Hundreds of Australians turned out Saturday to rally against nuclear power following Japan's Fukushima reactor crisis, at events to commemorate the atomic bombing of Hiroshima during World War II.

Denis Doherty, from Australia's Hiroshima Day Committee, said about 400 people turned out to mark the 66th anniversary of the Hiroshima strike in Sydney and there were similar events at major cities across the nation.

Doherty said the event saw its biggest crowds in several years and had special relevance, given the ongoing nuclear crisis in Japan which was triggered by March's earthquake and tsunami.

"I think people are coming to the realisation that (nuclear) is not the answer to climate change," Doherty told AFP.
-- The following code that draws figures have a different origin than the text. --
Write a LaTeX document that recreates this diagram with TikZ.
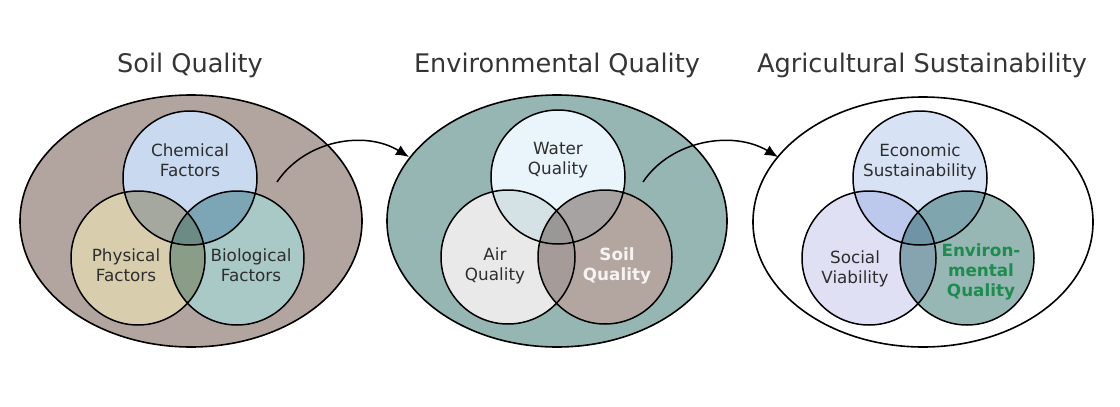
\documentclass[tikz,border=0pt]{standalone}
\usepackage{fontspec}
\setmainfont{DejaVu Sans}
\usetikzlibrary{arrows.meta,shapes.geometric}
\definecolor{titlecol}{HTML}{353535}
\definecolor{labcol}{HTML}{2E2E2E}
% panel 1
\definecolor{ea}{HTML}{B2A5A0}
\definecolor{chem}{HTML}{C9D9EF}
\definecolor{phys}{HTML}{D8CEAE}
\definecolor{bio}{HTML}{A8C9C5}
\definecolor{chph}{HTML}{A4A89E}
\definecolor{chbi}{HTML}{7CA6B5}
\definecolor{phbi}{HTML}{8A9D86}
\definecolor{tria}{HTML}{6D8B85}
% panel 2
\definecolor{eb}{HTML}{96B6B3}
\definecolor{water}{HTML}{EAF4FB}
\definecolor{air}{HTML}{E9E9E9}
\definecolor{soil}{HTML}{B3A6A1}
\definecolor{waai}{HTML}{D4E2E6}
\definecolor{waso}{HTML}{A6A3A2}
\definecolor{aiso}{HTML}{A59B98}
\definecolor{trib}{HTML}{9A9896}
% panel 3
\definecolor{econ}{HTML}{D7E3F5}
\definecolor{socl}{HTML}{E0E0F4}
\definecolor{envq}{HTML}{96B7B4}
\definecolor{ecso}{HTML}{BCC8EC}
\definecolor{ecen}{HTML}{7FA6AE}
\definecolor{soen}{HTML}{86A4AF}
\definecolor{tric}{HTML}{6F94A6}
\definecolor{greentext}{HTML}{1E8C4E}
\definecolor{softwhite}{HTML}{F7F3F2}
\begin{document}
\begin{tikzpicture}[x=1pt,y=-1pt,
  title/.style={font=\fontsize{25.6}{30}\selectfont, text=titlecol, anchor=base, inner sep=0pt},
  lab/.style={font=\fontsize{16.8}{20}\selectfont, text=labcol, align=center, inner sep=0pt},
  outer/.style={draw=black, line width=1.6pt, ellipse, inner sep=0pt},
  ring/.style={draw=black, line width=1.5pt},
  conn/.style={draw=black, line width=1.5pt, -{Latex[length=13pt,width=11pt]}}
]
\useasboundingbox[fill=white] (0,0) rectangle (1120,407);

% titles
\node[title] (t1) at (190,72) {Soil Quality};
\node[title] (t2) at (557,72) {Environmental Quality};
\node[title] (t3) at (922,72) {Agricultural Sustainability};

% outer ellipses
\node[outer, fill=ea, minimum width=342pt, minimum height=252pt] (e1) at (191,221) {};
\node[outer, fill=eb, minimum width=340pt, minimum height=252pt] (e2) at (557,221) {};
\node[outer, fill=white, minimum width=340pt, minimum height=250pt] (e3) at (923,222) {};

% ---------- Panel 1 ----------
\coordinate (c1t) at (190,178);
\coordinate (c1l) at (138,258);
\coordinate (c1r) at (237,258);
\fill[chem] (c1t) circle (67pt);
\fill[phys] (c1l) circle (67pt);
\fill[bio] (c1r) circle (67pt);
\begin{scope}\clip (c1t) circle (67pt); \fill[chph] (c1l) circle (67pt); \fill[chbi] (c1r) circle (67pt);\end{scope}
\begin{scope}\clip (c1l) circle (67pt); \fill[phbi] (c1r) circle (67pt);
  \clip (c1r) circle (67pt); \fill[tria] (c1t) circle (67pt);\end{scope}
\draw[ring] (c1t) circle (67pt) (c1l) circle (67pt) (c1r) circle (67pt);
\node[lab] (chemlab) at (190,160) {Chemical\\Factors};
\node[lab] (physlab) at (126,265) {Physical\\Factors};
\node[lab] (biolab) at (251,265) {Biological\\Factors};

% ---------- Panel 2 ----------
\coordinate (c2t) at (558,177);
\coordinate (c2l) at (508,257);
\coordinate (c2r) at (605,257);
\fill[water] (c2t) circle (67pt);
\fill[air] (c2l) circle (67pt);
\fill[soil] (c2r) circle (67pt);
\begin{scope}\clip (c2t) circle (67pt); \fill[waai] (c2l) circle (67pt); \fill[waso] (c2r) circle (67pt);\end{scope}
\begin{scope}\clip (c2l) circle (67pt); \fill[aiso] (c2r) circle (67pt);
  \clip (c2r) circle (67pt); \fill[trib] (c2t) circle (67pt);\end{scope}
\draw[ring] (c2t) circle (67pt) (c2l) circle (67pt) (c2r) circle (67pt);
\node[lab] (waterlab) at (558,160) {Water\\Quality};
\node[lab] (airlab) at (495,266) {Air\\Quality};
\node[lab, text=softwhite, font=\fontsize{16.8}{20}\selectfont\bfseries] (soillab) at (617,266) {Soil\\Quality};

% ---------- Panel 3 ----------
\coordinate (c3t) at (920,178);
\coordinate (c3l) at (869,258);
\coordinate (c3r) at (967,258);
\fill[econ] (c3t) circle (67pt);
\fill[socl] (c3l) circle (67pt);
\fill[envq] (c3r) circle (67pt);
\begin{scope}\clip (c3t) circle (67pt); \fill[ecso] (c3l) circle (67pt); \fill[ecen] (c3r) circle (67pt);\end{scope}
\begin{scope}\clip (c3l) circle (67pt); \fill[soen] (c3r) circle (67pt);
  \clip (c3r) circle (67pt); \fill[tric] (c3t) circle (67pt);\end{scope}
\draw[ring] (c3t) circle (67pt) (c3l) circle (67pt) (c3r) circle (67pt);
\node[lab] (econlab) at (920,162) {Economic\\Sustainability};
\node[lab] (soclab) at (855,269) {Social\\Viability};
\node[lab, text=greentext, font=\fontsize{16.8}{20}\selectfont\bfseries] (envlab) at (981,272) {Environ-\\mental\\Quality};

% ---------- connectors ----------
\coordinate (a1s) at (277,182);
\coordinate (a1e) at (409,157);
\coordinate (a2s) at (643,182);
\coordinate (a2e) at (778,157);
\draw[conn] (a1s) .. controls (305,140) and (365,130) .. (a1e);
\draw[conn] (a2s) .. controls (671,140) and (733,130) .. (a2e);
\end{tikzpicture}
\end{document}
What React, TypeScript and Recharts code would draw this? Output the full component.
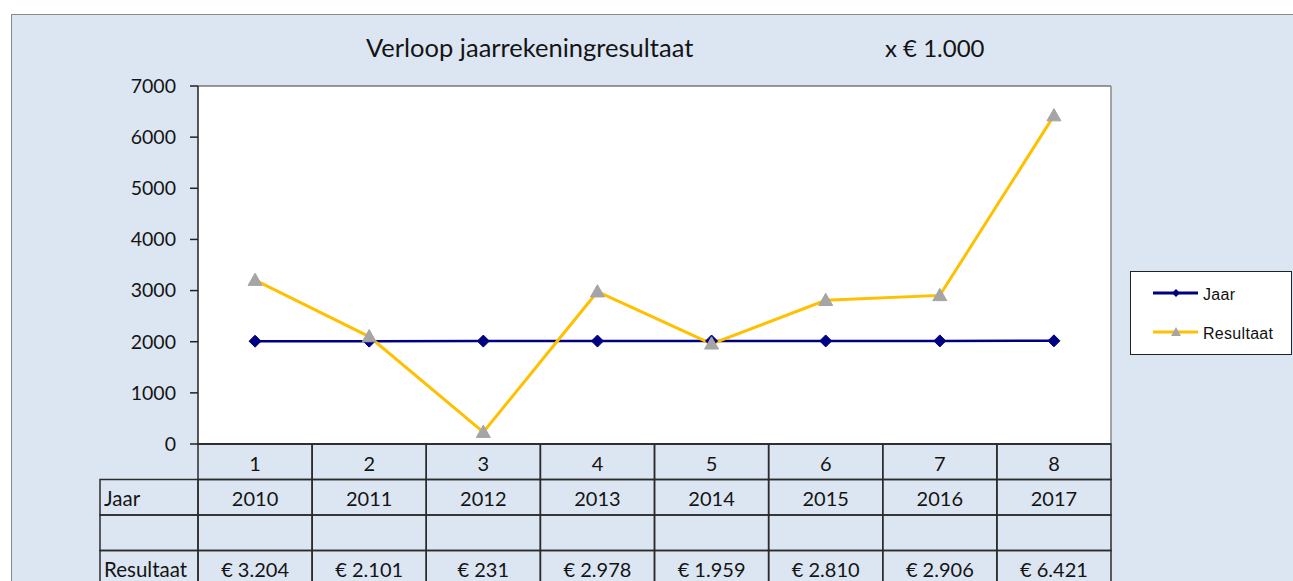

"On all sorts of levels I think something is dawning, and if not it should be."

Doherty said the Fukushima incident had rattled the world, evoking memories of Hiroshima with images of "ordinary people" suffering.

"People are starting to think, the cost of 30 years of electricity -- was it worth giving a whole lot of people radiation-induced cancer and destroying large sections of Japanese countryside?" he said.

The massive quake and tsunami on March 11 sent the Fukushima Daiichi facility into meltdown, causing it to leak radiation in the world's worst nuclear accident since the 1985 Chernobyl disaster.

Former Australian diplomat Richard Broinowski said there was a mixture of "anger, indifference, indignation, and some guilt" about the Fukushima crisis in Australia, which is the world's third-largest uranium producer.

"We have anger by the uranium miners who have invested billions of dollars in their projects to mine and export uranium," Broinowski said in a Hiroshima Day speech in Sydney.

"You have guilt on the part of some of these people, not admitted, that the uranium used in the reactors at Fukushima most likely has come from Australia."

Canberra said Australia's uranium production would double in the next four years, despite a Fukushima backlash which has seen Germany abandon nuclear power and Italians vote against resuming an atomic programme.

Japanese Prime Minister Naoto Kan used Hiroshima commemorations to repeat his pledge for a nuclear-free future in his country.